TASK REQUIREMENTS =>
Exclude the pictures, then repeat the remaining data exactly.
- - -
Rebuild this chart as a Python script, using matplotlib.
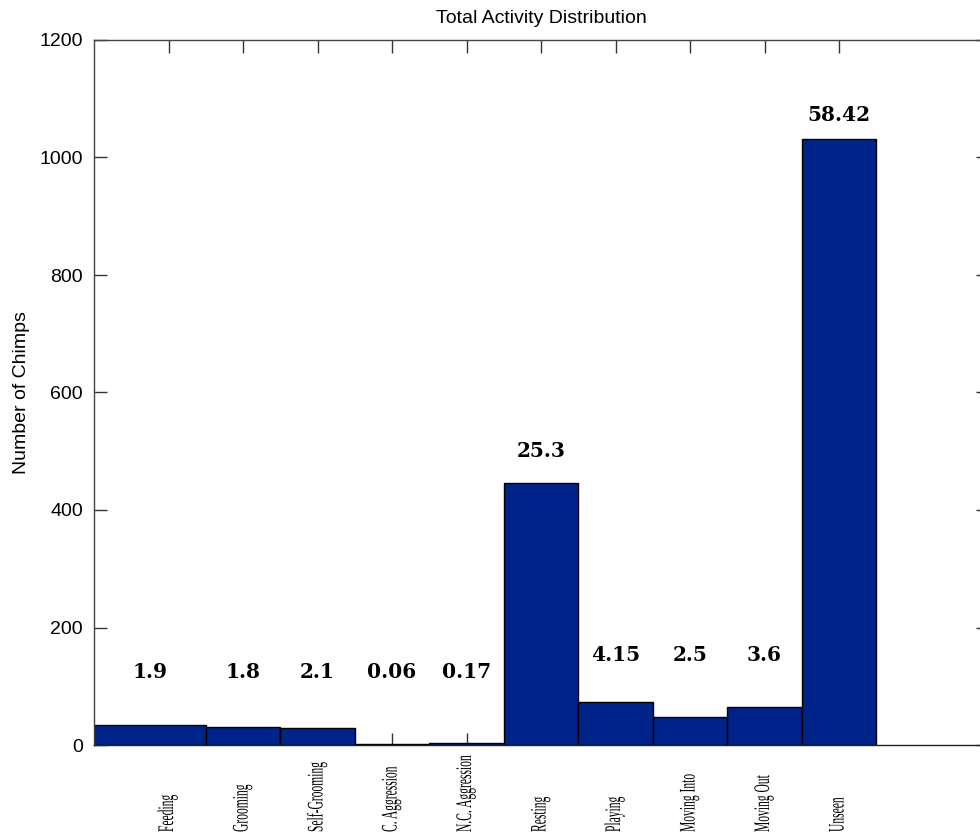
import numpy as np
import matplotlib
matplotlib.use("Agg")
import matplotlib.pyplot as plt
from matplotlib.patheffects import AbstractPathEffect
from matplotlib.transforms import Affine2D

# activity data (counts, % shown above bars)
activities = ['Feeding', 'Grooming', 'Self-Grooming', 'C. Aggression', 'N.C. Aggression',
              'Resting', 'Playing', 'Moving Into', 'Moving Out', 'Unseen']
counts = [34, 31, 29, 1, 3, 446, 73, 47, 65, 1031]
percents = ['1.9', '1.8', '2.1', '0.06', '0.17', '25.3', '4.15', '2.5', '3.6', '58.42']
label_heights = [125, 125, 125, 125, 125, 500, 153, 153, 153, 1073]


# squeezes text along its baseline, the tick labels look very condensed
class Squeeze(AbstractPathEffect):
    def __init__(self, sx):
        super().__init__()
        self.sx = sx

    def draw_path(self, renderer, gc, tpath, affine, rgbFace=None):
        renderer.draw_path(gc, tpath, Affine2D().scale(self.sx, 1) + affine, rgbFace)


plt.rcParams['font.family'] = ['Liberation Sans', 'DejaVu Sans']

fig = plt.figure(figsize=(9.8, 8.38), dpi=100)
ax = fig.add_axes([94 / 980, 93 / 838, 894 / 980, 705 / 838])

# first bar runs from the axis edge, the rest are one unit wide
edges = np.r_[0, np.arange(1.5, len(counts) + 1)]
widths = np.diff(edges)
ax.bar(edges[:-1], counts, width=widths, align='edge', color='#00238a',
       edgecolor='black', linewidth=1.0)

centers = edges[:-1] + widths / 2
for xc, yl, p in zip(centers, label_heights, percents):
    ax.text(xc, yl, p, ha='center', va='center', fontsize=14.5,
            fontweight='bold', family='DejaVu Serif')

ax.set_xlim(0, 12)
ax.set_ylim(0, 1200)
ax.set_yticks(np.arange(0, 1201, 200))
ax.set_xticks(np.arange(1, len(activities) + 1))
ax.set_xticklabels([])
ax.set_axisbelow(True)
ax.tick_params(direction='in', length=9, width=1, top=True, right=True,
               labelsize=14, pad=8, colors='#333333', labelcolor='black')
for s in ax.spines.values():
    s.set_color('#444444')
    s.set_linewidth(1.0)
ax.spines['bottom'].set_color('#222222')

for i, name in enumerate(activities):
    ax.text(i + 1, -0.1234, name, transform=ax.get_xaxis_transform(),
            rotation=90, ha='center', va='bottom', fontsize=16,
            family='Liberation Serif', path_effects=[Squeeze(0.52)])

ax.set_ylabel('Number of Chimps', fontsize=14, labelpad=7)
ax.set_title('Total Activity Distribution', fontsize=14, pad=12)

fig.savefig('out.png', dpi=100)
- - -
RESULT =>
Rebuild this chart as a Python script, using matplotlib.
import numpy as np
import matplotlib
matplotlib.use("Agg")
import matplotlib.pyplot as plt
from matplotlib.patheffects import AbstractPathEffect
from matplotlib.transforms import Affine2D

# activity data (counts, % shown above bars)
activities = ['Feeding', 'Grooming', 'Self-Grooming', 'C. Aggression', 'N.C. Aggression',
              'Resting', 'Playing', 'Moving Into', 'Moving Out', 'Unseen']
counts = [34, 31, 29, 1, 3, 446, 73, 47, 65, 1031]
percents = ['1.9', '1.8', '2.1', '0.06', '0.17', '25.3', '4.15', '2.5', '3.6', '58.42']
label_heights = [125, 125, 125, 125, 125, 500, 153, 153, 153, 1073]


# squeezes text along its baseline, the tick labels look very condensed
class Squeeze(AbstractPathEffect):
    def __init__(self, sx):
        super().__init__()
        self.sx = sx

    def draw_path(self, renderer, gc, tpath, affine, rgbFace=None):
        renderer.draw_path(gc, tpath, Affine2D().scale(self.sx, 1) + affine, rgbFace)


plt.rcParams['font.family'] = ['Liberation Sans', 'DejaVu Sans']

fig = plt.figure(figsize=(9.8, 8.38), dpi=100)
ax = fig.add_axes([94 / 980, 93 / 838, 894 / 980, 705 / 838])

# first bar runs from the axis edge, the rest are one unit wide
edges = np.r_[0, np.arange(1.5, len(counts) + 1)]
widths = np.diff(edges)
ax.bar(edges[:-1], counts, width=widths, align='edge', color='#00238a',
       edgecolor='black', linewidth=1.0)

centers = edges[:-1] + widths / 2
for xc, yl, p in zip(centers, label_heights, percents):
    ax.text(xc, yl, p, ha='center', va='center', fontsize=14.5,
            fontweight='bold', family='DejaVu Serif')

ax.set_xlim(0, 12)
ax.set_ylim(0, 1200)
ax.set_yticks(np.arange(0, 1201, 200))
ax.set_xticks(np.arange(1, len(activities) + 1))
ax.set_xticklabels([])
ax.set_axisbelow(True)
ax.tick_params(direction='in', length=9, width=1, top=True, right=True,
               labelsize=14, pad=8, colors='#333333', labelcolor='black')
for s in ax.spines.values():
    s.set_color('#444444')
    s.set_linewidth(1.0)
ax.spines['bottom'].set_color('#222222')

for i, name in enumerate(activities):
    ax.text(i + 1, -0.1234, name, transform=ax.get_xaxis_transform(),
            rotation=90, ha='center', va='bottom', fontsize=16,
            family='Liberation Serif', path_effects=[Squeeze(0.52)])

ax.set_ylabel('Number of Chimps', fontsize=14, labelpad=7)
ax.set_title('Total Activity Distribution', fontsize=14, pad=12)

fig.savefig('out.png', dpi=100)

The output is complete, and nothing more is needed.